The undo process continues until all changes from uncommitted transactions are undone.
Step 6: Transaction Rollback and Cleanup
Once undo is complete, all uncommitted transactions are effectively rolled back, restoring database consistency. The system may write compensation log records (CLRs) during undo operations to record that certain undo actions have taken place. This helps if recovery is interrupted and restarted again.
At this stage:
The database reflects the effects of all committed transactions.
No partial updates from aborted or incomplete transactions remain.
The system is now ready to resume normal operations.
Example of Log-Based Recovery
Let's consider a simple example to illustrate the process:
Transaction T1 starts and updates data item A from 100 to 150.
Transaction T2 starts and updates data item B from 200 to 250.
T1 commits.
A system crash occurs before T2 commits.
The log might look like:
Log Sequence | Entry |
1 | TS(T1) |
2 | Before(A) = 100 |
3 | After(A) = 150 |
4 | TC(T1) |
5 | TS(T2) |
6 | Before(B) = 200 |
7 | After(B) = 250 |
Crash |
|
Recovery steps:
Locate the last checkpoint (say, before log entry 1).

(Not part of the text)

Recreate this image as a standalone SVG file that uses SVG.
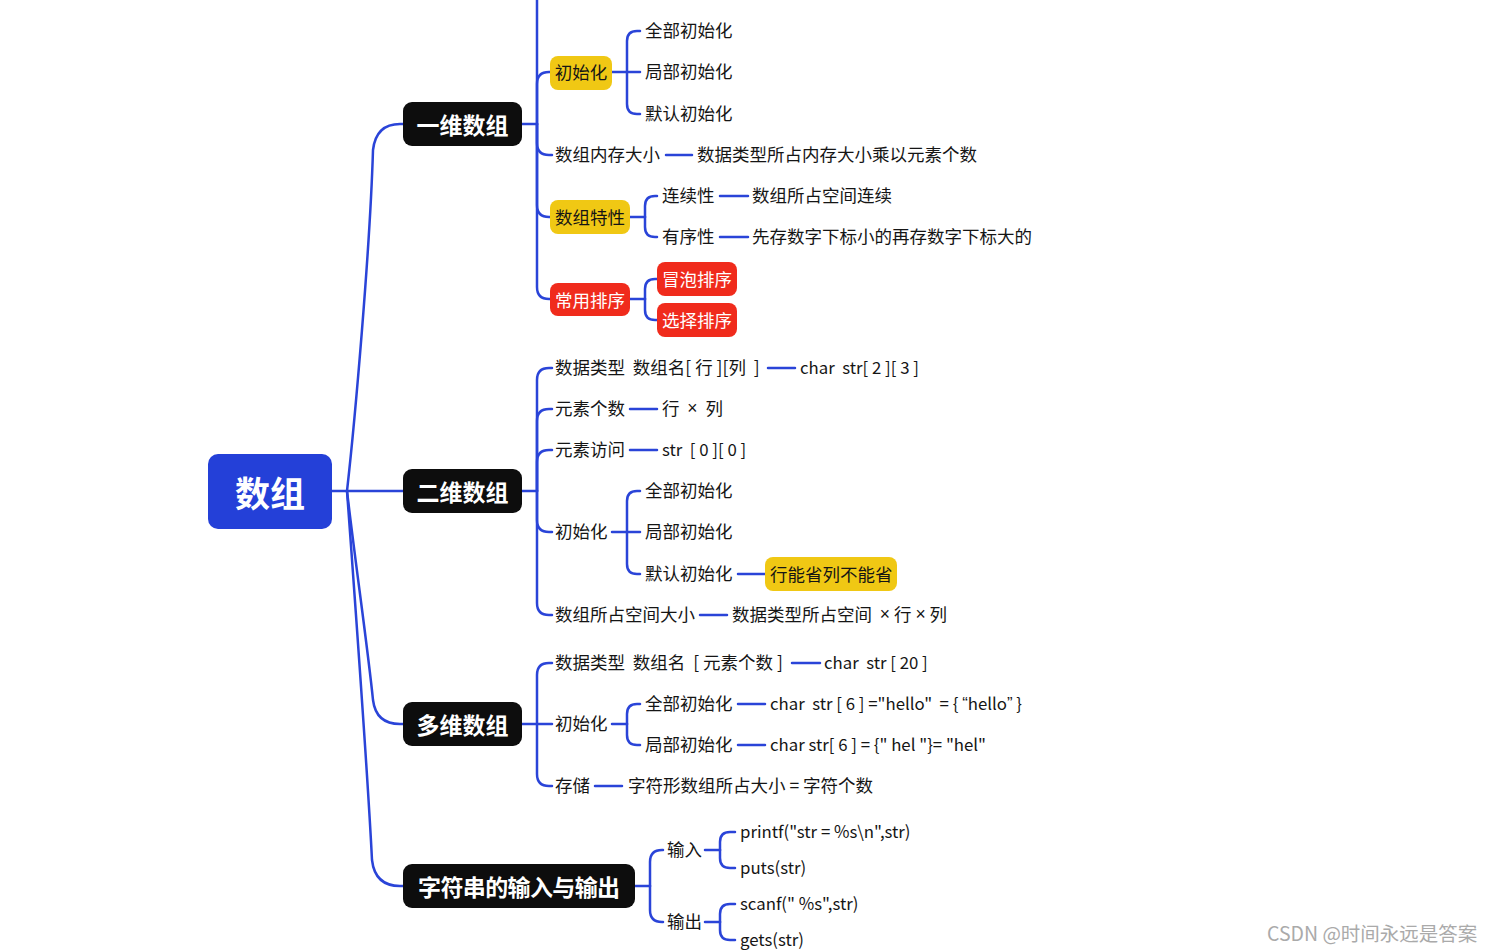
<svg xmlns="http://www.w3.org/2000/svg" width="1493" height="951" viewBox="0 0 1493 951" xml:space="preserve">
<style>
.t{font-family:"Noto Sans CJK SC","Noto Sans",sans-serif;font-size:17.5px;fill:#151515;dominant-baseline:central;white-space:pre;transform:translateY(-1.5px)}
.l{font-size:16.8px}
.x{font-family:"Liberation Sans",sans-serif}
.b{font-family:"Noto Sans CJK SC","Noto Sans",sans-serif;font-weight:bold;font-size:23px;fill:#fff;text-anchor:middle;dominant-baseline:central}
.w{fill:#fff}
.m{text-anchor:middle}
.c{fill:none;stroke:#2a44d8;stroke-width:2.5;stroke-linecap:round}
.blk{fill:#0d0d0d}
.yel{fill:#f0c814}
.red{fill:#f02b1c}
</style>
<rect width="1493" height="951" fill="#fff"/>
<g id="connectors" class="c">
<path d="M332,491 H403"/>
<path d="M347,491 C355,420 370,250 373,150 Q376,124 400,124 H403"/>
<path d="M347,491 C355,560 368,650 373,700 Q376,724 400,724 H403"/>
<path d="M347,491 C355,600 368,780 372,860 Q375,886 400,886 H403"/>
<path d="M522,124 H537"/>
<path d="M537,124 V0"/>
<path d="M537,124 V84 Q537,72 549,72 H550"/>
<path d="M537,124 V143 Q537,155 549,155 H552"/>
<path d="M537,124 V205 Q537,217 549,217 H550"/>
<path d="M537,124 V287 Q537,299 549,299 H550"/>
<path d="M612,72 H640"/>
<path d="M627,72 V41 Q627,31 637,31 H640"/>
<path d="M627,72 V104 Q627,114 637,114 H640"/>
<path d="M666,155 H692"/>
<path d="M630,217 H645"/>
<path d="M645,217 V206 Q645,196 655,196 H657"/>
<path d="M645,217 V227 Q645,237 655,237 H657"/>
<path d="M720,196 H748"/>
<path d="M720,237 H748"/>
<path d="M630,299 H645"/>
<path d="M645,299 V289 Q645,279 655,279 H657"/>
<path d="M645,299 V310 Q645,320 655,320 H657"/>
<path d="M522,491 H537"/>
<path d="M537,491 V380 Q537,368 549,368 H552"/>
<path d="M537,491 V421 Q537,409 549,409 H552"/>
<path d="M537,491 V462 Q537,450 549,450 H552"/>
<path d="M537,491 V520 Q537,532 549,532 H552"/>
<path d="M537,491 V603 Q537,615 549,615 H552"/>
<path d="M768,368 H795"/>
<path d="M630,409 H657"/>
<path d="M630,450 H657"/>
<path d="M700,615 H727"/>
<path d="M612,532 H640"/>
<path d="M627,532 V501 Q627,491 637,491 H640"/>
<path d="M627,532 V564 Q627,574 637,574 H640"/>
<path d="M738,574 H765"/>
<path d="M522,724 H552"/>
<path d="M537,724 V675 Q537,663 549,663 H552"/>
<path d="M537,724 V774 Q537,786 549,786 H552"/>
<path d="M792,663 H820"/>
<path d="M612,724 H627"/>
<path d="M627,724 V714 Q627,704 637,704 H640"/>
<path d="M627,724 V735 Q627,745 637,745 H640"/>
<path d="M738,704 H765"/>
<path d="M738,745 H765"/>
<path d="M595,786 H622"/>
<path d="M635,886 H650"/>
<path d="M650,886 V862 Q650,850 662,850 H663"/>
<path d="M650,886 V910 Q650,922 662,922 H663"/>
<path d="M705,850 H720"/>
<path d="M720,850 V842 Q720,832 730,832 H735"/>
<path d="M720,850 V858 Q720,868 730,868 H735"/>
<path d="M705,922 H720"/>
<path d="M720,922 V914 Q720,904 730,904 H735"/>
<path d="M720,922 V930 Q720,940 730,940 H735"/>
</g>
<g id="root"><rect x="208" y="454" width="124" height="75" rx="10" fill="#2440d8"/><text class="b" x="270" y="491.5" style="font-size:35px">数组</text></g>
<g id="n1"><rect class="blk" x="403" y="102" width="119" height="44" rx="9"/><text class="b" x="462.5" y="124">一维数组</text></g>
<g id="n1-init"><rect class="yel" x="550" y="56" width="62" height="34" rx="8"/><text class="t m" x="581" y="73">初始化</text></g>
<g id="n1-init-all"><text class="t" x="645" y="31">全部初始化</text></g>
<g id="n1-init-part"><text class="t" x="645" y="72">局部初始化</text></g>
<g id="n1-init-def"><text class="t" x="645" y="114">默认初始化</text></g>
<g id="n1-mem"><text class="t" x="555" y="155">数组内存大小</text></g>
<g id="n1-mem-v"><text class="t" x="697" y="155">数据类型所占内存大小乘以元素个数</text></g>
<g id="n1-feat"><rect class="yel" x="550" y="200" width="80" height="34" rx="8"/><text class="t m" x="590" y="218">数组特性</text></g>
<g id="n1-feat-a"><text class="t" x="662" y="196">连续性</text></g>
<g id="n1-feat-a-v"><text class="t" x="752" y="196">数组所占空间连续</text></g>
<g id="n1-feat-b"><text class="t" x="662" y="237">有序性</text></g>
<g id="n1-feat-b-v"><text class="t" x="752" y="237">先存数字下标小的再存数字下标大的</text></g>
<g id="n1-sort"><rect class="red" x="550" y="283" width="80" height="33" rx="8"/><text class="t m w" x="590" y="300.5">常用排序</text></g>
<g id="n1-sort-a"><rect class="red" x="657" y="262" width="80" height="34" rx="8"/><text class="t m w" x="697" y="280">冒泡排序</text></g>
<g id="n1-sort-b"><rect class="red" x="657" y="303" width="80" height="34" rx="8"/><text class="t m w" x="697" y="321">选择排序</text></g>
<g id="n2"><rect class="blk" x="403" y="469" width="119" height="44" rx="9"/><text class="b" x="462.5" y="491">二维数组</text></g>
<g id="n2-def"><text class="t" x="555" y="368">数据类型  数组名[ 行 ][列  ]</text></g>
<g id="n2-def-v"><text class="t l" x="800" y="368">char  str[ 2 ][ 3 ]</text></g>
<g id="n2-cnt"><text class="t" x="555" y="409">元素个数</text></g>
<g id="n2-cnt-v"><text class="t" x="662" y="409">行  <tspan class="x">×</tspan>  列</text></g>
<g id="n2-acc"><text class="t" x="555" y="450">元素访问</text></g>
<g id="n2-acc-v"><text class="t l" x="662" y="450">str  [ 0 ][ 0 ]</text></g>
<g id="n2-init"><text class="t" x="555" y="532">初始化</text></g>
<g id="n2-init-all"><text class="t" x="645" y="491">全部初始化</text></g>
<g id="n2-init-part"><text class="t" x="645" y="532">局部初始化</text></g>
<g id="n2-init-def"><text class="t" x="645" y="574">默认初始化</text></g>
<g id="n2-init-def-v"><rect class="yel" x="765" y="557" width="132" height="34" rx="8"/><text class="t" x="770" y="575">行能省列不能省</text></g>
<g id="n2-size"><text class="t" x="555" y="615">数组所占空间大小</text></g>
<g id="n2-size-v"><text class="t" x="732" y="615">数据类型所占空间  <tspan class="x">×</tspan> 行 <tspan class="x">×</tspan> 列</text></g>
<g id="n3"><rect class="blk" x="403" y="702" width="119" height="44" rx="9"/><text class="b" x="462.5" y="724">多维数组</text></g>
<g id="n3-def"><text class="t" x="555" y="663">数据类型  数组名  [ 元素个数 ]</text></g>
<g id="n3-def-v"><text class="t l" x="824" y="663">char  str [ 20 ]</text></g>
<g id="n3-init"><text class="t" x="555" y="724">初始化</text></g>
<g id="n3-init-all"><text class="t" x="645" y="704">全部初始化</text></g>
<g id="n3-init-all-v"><text class="t l" x="770" y="704">char  str [ 6 ] ="hello"  = { <tspan class="x">“</tspan>hello<tspan class="x">”</tspan> }</text></g>
<g id="n3-init-part"><text class="t" x="645" y="745">局部初始化</text></g>
<g id="n3-init-part-v"><text class="t l" x="770" y="745">char str[ 6 ] = {" hel "}= "hel"</text></g>
<g id="n3-store"><text class="t" x="555" y="786">存储</text></g>
<g id="n3-store-v"><text class="t" x="628" y="786">字符形数组所占大小 = 字符个数</text></g>
<g id="n4"><rect class="blk" x="403" y="864" width="232" height="44" rx="9"/><text class="b" x="519" y="886" textLength="202" lengthAdjust="spacing">字符串的输入与输出</text></g>
<g id="n4-in"><text class="t" x="667" y="850">输入</text></g>
<g id="n4-in-a"><text class="t l" x="740" y="832">printf("str = %s\n",str)</text></g>
<g id="n4-in-b"><text class="t l" x="740" y="868">puts(str)</text></g>
<g id="n4-out"><text class="t" x="667" y="922">输出</text></g>
<g id="n4-out-a"><text class="t l" x="740" y="904">scanf(" %s",str)</text></g>
<g id="n4-out-b"><text class="t l" x="740" y="940">gets(str)</text></g>
<text x="1267" y="932" style="font-family:'Noto Sans CJK SC',sans-serif;font-size:19.5px;fill:#aaa;dominant-baseline:central">CSDN @时间永远是答案</text>
</svg>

Redo changes from committed transactions:
Undo uncommitted transactions:
The database is consistent, reflecting T1's committed update but not T2's partial update.
Advantages of Log-Based Recovery
Reliability: Ensures database consistency after crashes.

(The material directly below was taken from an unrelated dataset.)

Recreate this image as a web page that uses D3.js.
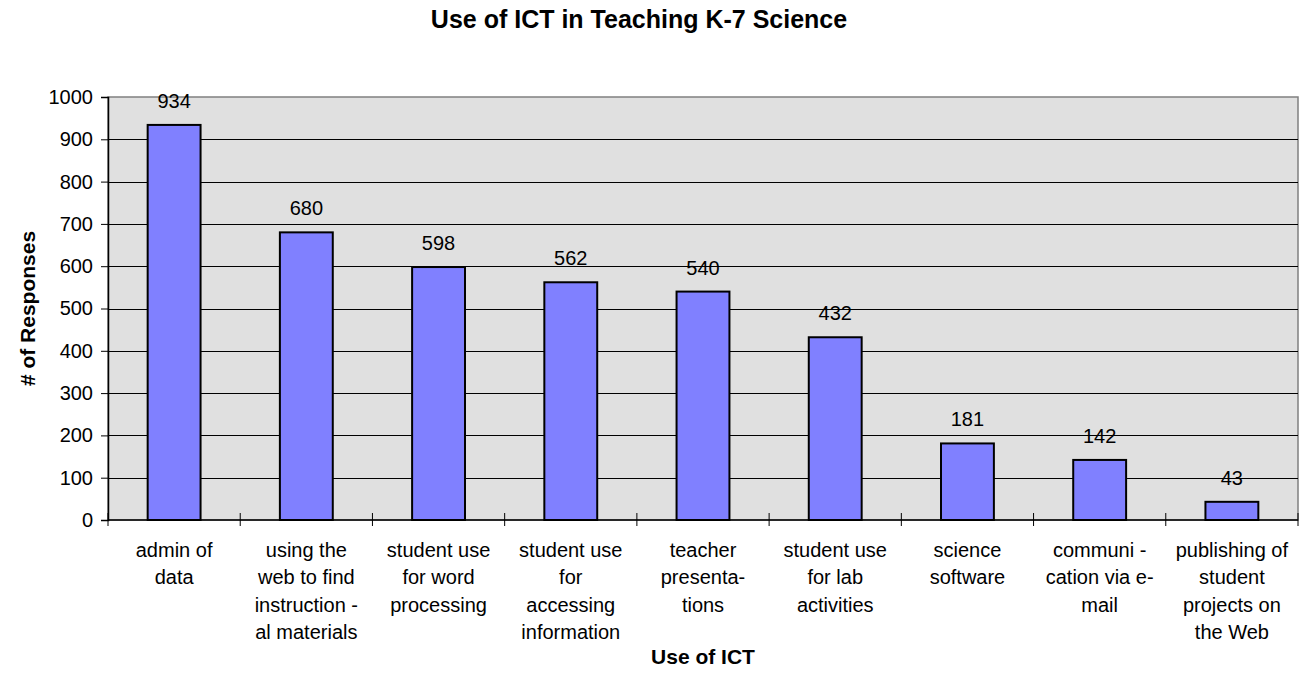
<!DOCTYPE html>
<html>
<head>
<meta charset="utf-8">
<script src="https://cdn.jsdelivr.net/npm/d3@7"></script>
<style>
  body { margin: 0; background: #fff; }
  text { font-family: "Liberation Sans", Arial, sans-serif; fill: #000; }
</style>
</head>
<body>
<div class="plot"></div>
<script>
// chart data
const categories = [
    ["admin of", "data"],
    ["using the", "web to find", "instruction -", "al materials"],
    ["student use", "for word", "processing"],
    ["student use", "for", "accessing", "information"],
    ["teacher", "presenta-", "tions"],
    ["student use", "for lab", "activities"],
    ["science", "software"],
    ["communi -", "cation via e-", "mail"],
    ["publishing of", "student", "projects on", "the Web"]
];
const responses = [934, 680, 598, 562, 540, 432, 181, 142, 43];
const yTicks = [0, 100, 200, 300, 400, 500, 600, 700, 800, 900, 1000];

const width = 1304, height = 679;
const margin = {top: 97, right: 6, bottom: 159, left: 108};
const w = width - margin.left - margin.right;
const h = height - margin.top - margin.bottom;

const svg = d3.select(".plot")
    .append("svg")
        .attr("width", width)
        .attr("height", height);

const g = svg.append("g")
    .attr("transform", "translate(" + margin.left + "," + margin.top + ")");

const idx = categories.map((d, i) => i);

const x = d3.scaleBand()
    .domain(idx)
    .range([0, w])
    .paddingInner(0.6)
    .paddingOuter(0.3);

const xCat = d3.scaleBand()
    .domain(idx)
    .range([0, w]);

const y = d3.scaleLinear()
    .domain([0, 1000])
    .range([h, 0]);

// plot background
g.append("rect")
    .attr("width", w)
    .attr("height", h)
    .attr("fill", "#e0e0e0")
    .attr("stroke", "#808080")
    .attr("stroke-width", 1.5);

// gridlines
g.selectAll(".grid")
    .data(yTicks.filter(d => d > 0 && d < 1000))
    .enter()
    .append("line")
        .attr("x1", 0)
        .attr("x2", w)
        .attr("y1", d => Math.round(y(d)) + 0.5)
        .attr("y2", d => Math.round(y(d)) + 0.5)
        .attr("stroke", "#000")
        .attr("stroke-width", 1);

// bars
g.selectAll(".bar")
    .data(responses)
    .enter()
    .append("rect")
        .attr("class", "bar")
        .attr("x", (d, i) => x(i))
        .attr("y", d => y(d))
        .attr("width", x.bandwidth())
        .attr("height", d => h - y(d))
        .attr("fill", "#8080ff")
        .attr("stroke", "#000")
        .attr("stroke-width", 2);

// value labels
g.selectAll(".val")
    .data(responses)
    .enter()
    .append("text")
        .attr("x", (d, i) => x(i) + x.bandwidth() / 2)
        .attr("y", d => y(d) - 17)
        .attr("text-anchor", "middle")
        .style("font-size", "20px")
        .text(d => d);

// y axis
const yAxis = d3.axisLeft(y)
    .tickValues(yTicks)
    .tickFormat(d3.format("d"))
    .tickSize(7)
    .tickPadding(8);
const ya = g.append("g").call(yAxis);
ya.select(".domain").attr("stroke", "#000").attr("stroke-width", 1.5);
ya.selectAll("text")
    .style("font-size", "20px")
    .style("font-family", "Liberation Sans, Arial, sans-serif");

// x axis with crossing ticks at category boundaries
g.append("line")
    .attr("x1", 0).attr("x2", w)
    .attr("y1", h).attr("y2", h)
    .attr("stroke", "#000").attr("stroke-width", 1.5);

const bounds = idx.map(i => xCat(i)).concat([w]);
g.selectAll(".xtick")
    .data(bounds)
    .enter()
    .append("line")
        .attr("x1", d => d).attr("x2", d => d)
        .attr("y1", h - 7).attr("y2", h + 6)
        .attr("stroke", "#000").attr("stroke-width", 1);

// category labels
const cat = g.selectAll(".cat")
    .data(categories)
    .enter()
    .append("text")
        .attr("text-anchor", "middle")
        .attr("transform", (d, i) => "translate(" + (xCat(i) + xCat.bandwidth() / 2) + "," + (h + 37) + ")")
        .style("font-size", "20px");
cat.selectAll("tspan")
    .data(d => d)
    .enter()
    .append("tspan")
        .attr("x", 0)
        .attr("y", (d, i) => i * 27.3)
        .text(d => d);

// titles
svg.append("text")
    .attr("x", 639)
    .attr("y", 28)
    .attr("text-anchor", "middle")
    .style("font-size", "25px")
    .style("font-weight", "bold")
    .text("Use of ICT in Teaching K-7 Science");

svg.append("text")
    .attr("x", margin.left + w / 2)
    .attr("y", 664)
    .attr("text-anchor", "middle")
    .style("font-size", "21px")
    .style("font-weight", "bold")
    .text("Use of ICT");

svg.append("text")
    .attr("transform", "translate(35," + (margin.top + h / 2) + ") rotate(-90)")
    .attr("text-anchor", "middle")
    .style("font-size", "21px")
    .style("font-weight", "bold")
    .text("# of Responses");
</script>
</body>
</html>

Durability: Committed transactions are never lost.
Efficiency: Using checkpoints reduces recovery time.
Flexibility: Supports both undo and redo operations.
Fault Tolerance: Can recover from partial system failures.
Important Considerations
Write-Ahead Logging Protocol: The log must be written to stable storage server before the corresponding database changes.
Checkpoint Frequency: Frequent checkpoints reduce recovery time but increase overhead during normal operation.
Log Size Management: Logs must be archived or truncated periodically to prevent uncontrolled growth.
Crash During Recovery: Systems often use compensation log records to handle interruptions during recovery.
Conclusion
Log-based recovery is a cornerstone of transaction management in DBMS, providing a robust mechanism to maintain data integrity and durability in the face of failures. By maintaining a detailed transaction log and carefully orchestrating redo and undo operations, the DBMS can restore a consistent database state after crashes.
Understanding the step-by-step process-starting from detecting a crash, identifying checkpoints, performing redo and undo operations, and finally rolling back uncommitted transactions-gives database administrators and developers insight into the resilience mechanisms underlying modern databases.
For anyone working with databases, familiarity with log-based recovery is essential for ensuring reliable and efficient data management.